▸ **What you are asked to do**:
In your copy, leave out the pictures; write out all the data exactly.

====== Information shown ======

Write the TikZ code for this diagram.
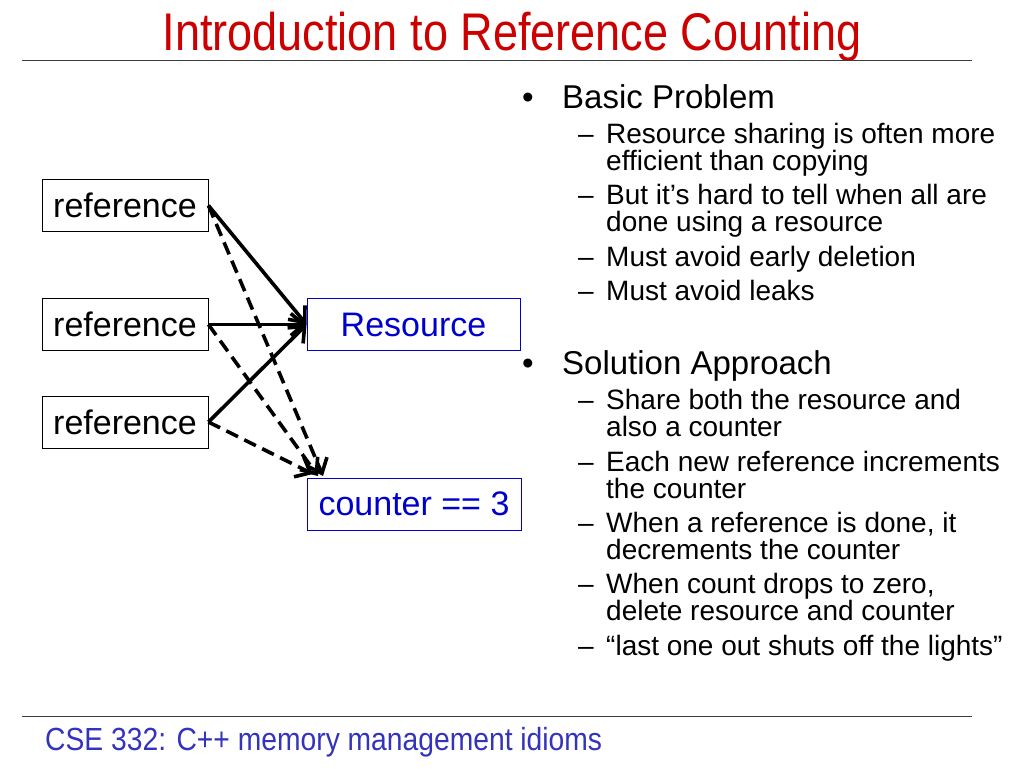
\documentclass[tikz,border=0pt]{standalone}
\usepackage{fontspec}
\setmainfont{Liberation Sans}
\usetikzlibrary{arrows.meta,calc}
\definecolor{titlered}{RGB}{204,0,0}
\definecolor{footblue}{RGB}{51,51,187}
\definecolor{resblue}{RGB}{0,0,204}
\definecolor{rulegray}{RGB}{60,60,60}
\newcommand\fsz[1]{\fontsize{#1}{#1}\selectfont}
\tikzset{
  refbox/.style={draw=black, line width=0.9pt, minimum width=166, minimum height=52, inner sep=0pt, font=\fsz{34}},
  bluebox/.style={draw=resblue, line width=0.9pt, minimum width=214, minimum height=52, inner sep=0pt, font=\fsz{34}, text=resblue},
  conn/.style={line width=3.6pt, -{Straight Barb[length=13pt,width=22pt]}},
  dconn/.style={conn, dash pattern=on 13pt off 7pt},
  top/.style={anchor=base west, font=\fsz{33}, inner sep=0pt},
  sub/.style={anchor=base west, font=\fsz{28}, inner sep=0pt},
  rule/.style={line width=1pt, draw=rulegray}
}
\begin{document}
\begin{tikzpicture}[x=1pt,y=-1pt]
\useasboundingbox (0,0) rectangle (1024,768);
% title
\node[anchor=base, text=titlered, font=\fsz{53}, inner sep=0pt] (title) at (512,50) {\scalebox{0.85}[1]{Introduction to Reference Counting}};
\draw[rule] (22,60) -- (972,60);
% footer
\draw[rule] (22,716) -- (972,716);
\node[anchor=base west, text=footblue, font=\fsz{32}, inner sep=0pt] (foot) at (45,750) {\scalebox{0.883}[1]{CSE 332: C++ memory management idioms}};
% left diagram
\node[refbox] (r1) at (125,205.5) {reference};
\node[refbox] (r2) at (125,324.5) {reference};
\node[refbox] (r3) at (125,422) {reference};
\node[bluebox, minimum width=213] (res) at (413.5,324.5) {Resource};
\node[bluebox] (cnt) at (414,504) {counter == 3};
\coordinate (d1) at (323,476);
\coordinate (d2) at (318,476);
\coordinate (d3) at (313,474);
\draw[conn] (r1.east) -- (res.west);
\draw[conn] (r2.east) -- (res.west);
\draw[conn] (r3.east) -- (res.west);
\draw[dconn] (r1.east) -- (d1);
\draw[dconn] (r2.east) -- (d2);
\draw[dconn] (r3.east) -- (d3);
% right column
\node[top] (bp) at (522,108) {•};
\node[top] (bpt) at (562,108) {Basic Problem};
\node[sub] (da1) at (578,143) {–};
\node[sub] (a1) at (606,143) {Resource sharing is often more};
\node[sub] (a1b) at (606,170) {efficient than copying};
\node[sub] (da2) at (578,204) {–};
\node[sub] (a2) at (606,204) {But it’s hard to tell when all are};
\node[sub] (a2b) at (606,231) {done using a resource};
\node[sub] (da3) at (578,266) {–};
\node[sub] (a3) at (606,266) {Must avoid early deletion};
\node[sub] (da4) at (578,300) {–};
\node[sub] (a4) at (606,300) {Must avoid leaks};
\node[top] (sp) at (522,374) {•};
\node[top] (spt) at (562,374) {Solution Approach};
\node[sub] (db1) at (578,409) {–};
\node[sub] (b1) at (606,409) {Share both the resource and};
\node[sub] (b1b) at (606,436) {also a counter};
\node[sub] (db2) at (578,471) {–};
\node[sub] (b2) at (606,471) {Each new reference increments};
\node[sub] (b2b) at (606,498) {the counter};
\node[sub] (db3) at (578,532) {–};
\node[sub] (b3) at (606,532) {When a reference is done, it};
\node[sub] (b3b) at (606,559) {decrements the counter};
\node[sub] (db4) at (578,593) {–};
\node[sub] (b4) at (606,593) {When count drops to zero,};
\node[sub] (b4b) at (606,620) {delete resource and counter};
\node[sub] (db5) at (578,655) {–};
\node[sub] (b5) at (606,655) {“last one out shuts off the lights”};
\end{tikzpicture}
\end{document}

======

▸ **Exercise result**:
Write the TikZ code for this diagram.
\documentclass[tikz,border=0pt]{standalone}
\usepackage{fontspec}
\setmainfont{Liberation Sans}
\usetikzlibrary{arrows.meta,calc}
\definecolor{titlered}{RGB}{204,0,0}
\definecolor{footblue}{RGB}{51,51,187}
\definecolor{resblue}{RGB}{0,0,204}
\definecolor{rulegray}{RGB}{60,60,60}
\newcommand\fsz[1]{\fontsize{#1}{#1}\selectfont}
\tikzset{
  refbox/.style={draw=black, line width=0.9pt, minimum width=166, minimum height=52, inner sep=0pt, font=\fsz{34}},
  bluebox/.style={draw=resblue, line width=0.9pt, minimum width=214, minimum height=52, inner sep=0pt, font=\fsz{34}, text=resblue},
  conn/.style={line width=3.6pt, -{Straight Barb[length=13pt,width=22pt]}},
  dconn/.style={conn, dash pattern=on 13pt off 7pt},
  top/.style={anchor=base west, font=\fsz{33}, inner sep=0pt},
  sub/.style={anchor=base west, font=\fsz{28}, inner sep=0pt},
  rule/.style={line width=1pt, draw=rulegray}
}
\begin{document}
\begin{tikzpicture}[x=1pt,y=-1pt]
\useasboundingbox (0,0) rectangle (1024,768);
% title
\node[anchor=base, text=titlered, font=\fsz{53}, inner sep=0pt] (title) at (512,50) {\scalebox{0.85}[1]{Introduction to Reference Counting}};
\draw[rule] (22,60) -- (972,60);
% footer
\draw[rule] (22,716) -- (972,716);
\node[anchor=base west, text=footblue, font=\fsz{32}, inner sep=0pt] (foot) at (45,750) {\scalebox{0.883}[1]{CSE 332: C++ memory management idioms}};
% left diagram
\node[refbox] (r1) at (125,205.5) {reference};
\node[refbox] (r2) at (125,324.5) {reference};
\node[refbox] (r3) at (125,422) {reference};
\node[bluebox, minimum width=213] (res) at (413.5,324.5) {Resource};
\node[bluebox] (cnt) at (414,504) {counter == 3};
\coordinate (d1) at (323,476);
\coordinate (d2) at (318,476);
\coordinate (d3) at (313,474);
\draw[conn] (r1.east) -- (res.west);
\draw[conn] (r2.east) -- (res.west);
\draw[conn] (r3.east) -- (res.west);
\draw[dconn] (r1.east) -- (d1);
\draw[dconn] (r2.east) -- (d2);
\draw[dconn] (r3.east) -- (d3);
% right column
\node[top] (bp) at (522,108) {•};
\node[top] (bpt) at (562,108) {Basic Problem};
\node[sub] (da1) at (578,143) {–};
\node[sub] (a1) at (606,143) {Resource sharing is often more};
\node[sub] (a1b) at (606,170) {efficient than copying};
\node[sub] (da2) at (578,204) {–};
\node[sub] (a2) at (606,204) {But it’s hard to tell when all are};
\node[sub] (a2b) at (606,231) {done using a resource};
\node[sub] (da3) at (578,266) {–};
\node[sub] (a3) at (606,266) {Must avoid early deletion};
\node[sub] (da4) at (578,300) {–};
\node[sub] (a4) at (606,300) {Must avoid leaks};
\node[top] (sp) at (522,374) {•};
\node[top] (spt) at (562,374) {Solution Approach};
\node[sub] (db1) at (578,409) {–};
\node[sub] (b1) at (606,409) {Share both the resource and};
\node[sub] (b1b) at (606,436) {also a counter};
\node[sub] (db2) at (578,471) {–};
\node[sub] (b2) at (606,471) {Each new reference increments};
\node[sub] (b2b) at (606,498) {the counter};
\node[sub] (db3) at (578,532) {–};
\node[sub] (b3) at (606,532) {When a reference is done, it};
\node[sub] (b3b) at (606,559) {decrements the counter};
\node[sub] (db4) at (578,593) {–};
\node[sub] (b4) at (606,593) {When count drops to zero,};
\node[sub] (b4b) at (606,620) {delete resource and counter};
\node[sub] (db5) at (578,655) {–};
\node[sub] (b5) at (606,655) {“last one out shuts off the lights”};
\end{tikzpicture}
\end{document}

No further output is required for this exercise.